Likewise, Hanif Willis-Abdurraqib comments on the increase in violence against the black community in his poem, “On the Filming of Black Death.” This poem points out how common it has become “to know that another man / won’t come home tonight” because others stated “in the heat of the moment, it’s hard to know what is and isn’t a gun.” This poem is a reminder that too many people are being killed because “everything is a gun / but then nothing is a gun / running is a gun / fear is a gun” and a grandmother telling a child “not to take no lip from nobody who don’t share his blood / is a gun.” Knowing that there are people in our modern day who feel fear at this level is powerful, and the poet truly sheds light on it.

Another finalist, Pamela Hart, also shares a powerful story in the form of a poem about the death of James Foley, a journalist beheaded in a video uploaded online. She compares the color of his jumpsuit in this video, orange, with so many images of orange in our world. Her narrative poem drifts from concrete images to various facts, such as “We blink 29,000 times a day” as she tries to identify what she assumes must be a hidden message in Foley’s blinking eyes on the video. In the end, she finds it hard “to stop thinking about James Foley. // To stop looking.” Can any of us who saw this video ever stop picturing it, set it aside, or forget it? I can understand her torment as a witness in this event and the poem speaks to me because of that.

From this collection, I also recommend a sobering and powerful poem by Ansley Moon who uses a unique format to share the situation that many women in the world have face—that of having to kill a female child. In her poem, the women must drown their girl children and then bury their bodies in a small field. “If you return with the girl, he will beat you and then kill you both.” This poem gave me chills, as I am sure it will for others.

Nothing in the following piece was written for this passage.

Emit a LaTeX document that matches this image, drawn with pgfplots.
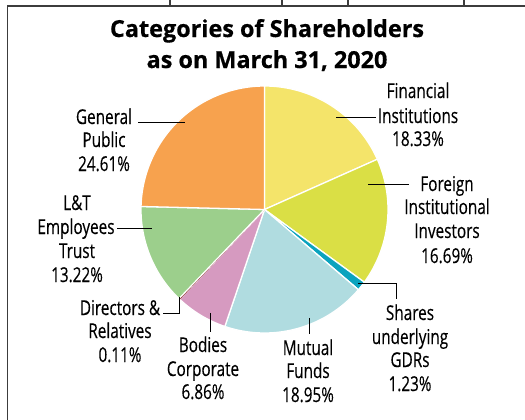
\documentclass[border=0pt]{standalone}
\usepackage{pgfplots}
\pgfplotsset{compat=1.18}
\usepackage{fontspec}
\setmainfont{Open Sans}
\newfontfamily\labfont[FakeStretch=0.75, FakeBold=0.3]{Open Sans}
\newfontfamily\titfont[BoldFeatures={FakeBold=0.6}]{Open Sans}
\definecolor{cFI}{HTML}{F4E46A}
\definecolor{cFII}{HTML}{DADF45}
\definecolor{cGDR}{HTML}{0BA3BE}
\definecolor{cMF}{HTML}{B0DCE0}
\definecolor{cBC}{HTML}{D69AC0}
\definecolor{cDIR}{HTML}{8E2A2A}
\definecolor{cLT}{HTML}{9CCF8C}
\definecolor{cGP}{HTML}{F7A24E}
\definecolor{frame}{HTML}{3C3C3C}
% shares (percent), clockwise from 12 o'clock
\def\pFI{18.33}\def\pFII{16.69}\def\pGDR{1.23}\def\pMF{18.95}
\def\pBC{6.86}\def\pDIR{0.11}\def\pLT{13.22}\def\pGP{24.61}
\def\cx{264.5}\def\cy{210.5}\def\R{123.5}
\pgfmathsetmacro\sB{\pFI}
\pgfmathsetmacro\sC{\sB+\pFII}
\pgfmathsetmacro\sD{\sC+\pGDR}
\pgfmathsetmacro\sE{\sD+\pMF}
\pgfmathsetmacro\sF{\sE+\pBC}
\pgfmathsetmacro\sG{\sF+\pDIR}
\pgfmathsetmacro\sH{\sG+\pLT}
\newcommand\wedgeplot[3]{% start%, share%, colour
  \pgfmathsetmacro\aA{90-3.6*#1}\pgfmathsetmacro\aB{90-3.6*(#1+#2)}
  \addplot[fill=#3, draw=white, line width=1.3pt, line join=round, domain=\aB:\aA, samples=60, smooth]
    ({\cx+\R*cos(x)},{\cy+\R*sin(x)}) -- (axis cs:\cx,\cy) -- cycle;
}
\newcommand\lab[3]{\node[anchor=base, inner sep=0pt, font=\labfont\fontsize{20.5}{22}\selectfont] at (axis cs:#1,#2) {#3};}
\begin{document}
\begin{tikzpicture}
\begin{axis}[at={(0,0)}, anchor=south west, scale only axis, width=525bp, height=420bp,
  xmin=0, xmax=525, ymin=0, ymax=420, hide axis, clip=false]
% frame (table borders)
\draw[frame, line width=1.6pt] (axis cs:7.5,-5) -- (axis cs:7.5,414) -- (axis cs:530,414);
\draw[frame, line width=1.6pt] (axis cs:170,414) -- (axis cs:170,425);
\draw[frame, line width=1.6pt] (axis cs:282,414) -- (axis cs:282,425);
\draw[frame, line width=1.6pt] (axis cs:348,414) -- (axis cs:348,425);
\draw[frame, line width=1.6pt] (axis cs:464,414) -- (axis cs:464,425);
% wedges
\wedgeplot{0}{\pFI}{cFI}
\wedgeplot{\sB}{\pFII}{cFII}
\wedgeplot{\sC}{\pGDR}{cGDR}
\wedgeplot{\sD}{\pMF}{cMF}
\wedgeplot{\sE}{\pBC}{cBC}
\pgfmathsetmacro\aA{90-3.6*\sF}\pgfmathsetmacro\aB{90-3.6*\sG}
\addplot[fill=cDIR, draw=cDIR, line width=0.8pt, domain=\aB:\aA, samples=5]
    ({\cx+\R*cos(x)},{\cy+\R*sin(x)}) -- (axis cs:\cx,\cy) -- cycle;
\wedgeplot{\sG}{\pLT}{cLT}
\wedgeplot{\sH}{\pGP}{cGP}
% title
\node[anchor=base, inner sep=0pt, font=\titfont\bfseries\fontsize{23.5}{26}\selectfont] at (axis cs:267,383) {Categories of Shareholders};
\node[anchor=base, inner sep=0pt, font=\titfont\bfseries\fontsize{23.5}{26}\selectfont] at (axis cs:267,352) {as on March 31, 2020};
% leader lines
\draw[black, line width=0.9pt] (axis cs:336,303) -- (axis cs:376,303);
\draw[black, line width=0.9pt] (axis cs:368,236) -- (axis cs:409,236);
\draw[black, line width=0.9pt] (axis cs:358,137) -- (axis cs:396,137) -- (axis cs:396,121);
\draw[black, line width=0.9pt] (axis cs:309,102) -- (axis cs:309,86);
\draw[black, line width=0.9pt] (axis cs:210,107) -- (axis cs:210,88);
\draw[black, line width=0.9pt] (axis cs:179,123) -- (axis cs:179,107) -- (axis cs:163,107);
\draw[black, line width=0.9pt] (axis cs:117,192) -- (axis cs:152,192);
\draw[black, line width=0.9pt] (axis cs:138,298) -- (axis cs:185,298);
% labels
\lab{418}{322}{Financial}\lab{418}{297}{Institutions}\lab{418}{274}{18.33\%}
\lab{447}{229}{Foreign}\lab{447}{206}{Institutional}\lab{447}{182}{Investors}\lab{447}{157}{16.69\%}
\lab{410}{100}{Shares}\lab{410}{76}{underlying}\lab{410}{53}{GDRs}\lab{410}{29}{1.23\%}
\lab{308}{65}{Mutual}\lab{308}{42}{Funds}\lab{308}{18}{18.95\%}
\lab{203}{68}{Bodies}\lab{203}{44}{Corporate}\lab{203}{21}{6.86\%}
\lab{120}{105}{Directors \&}\lab{120}{82}{Relatives}\lab{120}{58}{0.11\%}
\lab{77}{210}{L\&T}\lab{76}{186}{Employees}\lab{77}{162}{Trust}\lab{77}{138}{13.22\%}
\lab{104}{296}{General}\lab{104}{273}{Public}\lab{104}{249}{24.61\%}
\end{axis}
\pgfresetboundingbox
\path[use as bounding box] (0,0) rectangle (525bp,420bp);
\end{tikzpicture}
\end{document}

However, Southern Humanities Review shares more than just the witness poems from the 2015 poetry contest. The very first short story in the collection by Sara Schaff tells the story of a shattered family trying to come to grips with changes in relationship between parents, children, neighbors, and the community because of a divorce. Even as some of the family members form new relationships and bonds, other members of the family feel more isolated than ever, and must find ways to cope. I know this has been true for so many—the severing of one family tie can dramatically change how we all interact with one another, which is why I think this story can resonate with its readers.

Patricia Foster’s essay “A Problem” focuses on the relationship between a husband and wife where the wife struggles to recreate in her mind’s eye the childhood of her husband. She imagines this entire scene from her husband’s life. However, when her husband later takes her back to his hometown, she realizes how far off her imagination had been from the truth and is forced to reconcile to the idea that she glamorized his childhood. This reminds me of how too often we create details when we do not know them—we imagine scenes if we did not see them or give others motives that they simply did not have.

This Southern Humanities Review issue ends with a poignant short story about a college student and her sculpture professor who uses his charms, intellect, and position to take his students to bars, drink with them, party with them, and even sleep with them. The student, Livvie, thinks she is special and that the professor is hers, despite his criticism of her work. However, during a tumultuous night where a local special education student is executed, a fight between Livvie and her own sister Hedy takes Livvie down a road she did not want to go. She is exposed to the hypocrisy of her professor and the immaturity of her sister, leading her to find more in common between herself and that executed student than she expected. The struggle of this young student coming to a darker and deeper understanding of art and the lack of “justice”—both for her and for that executed student—gives this story many depths.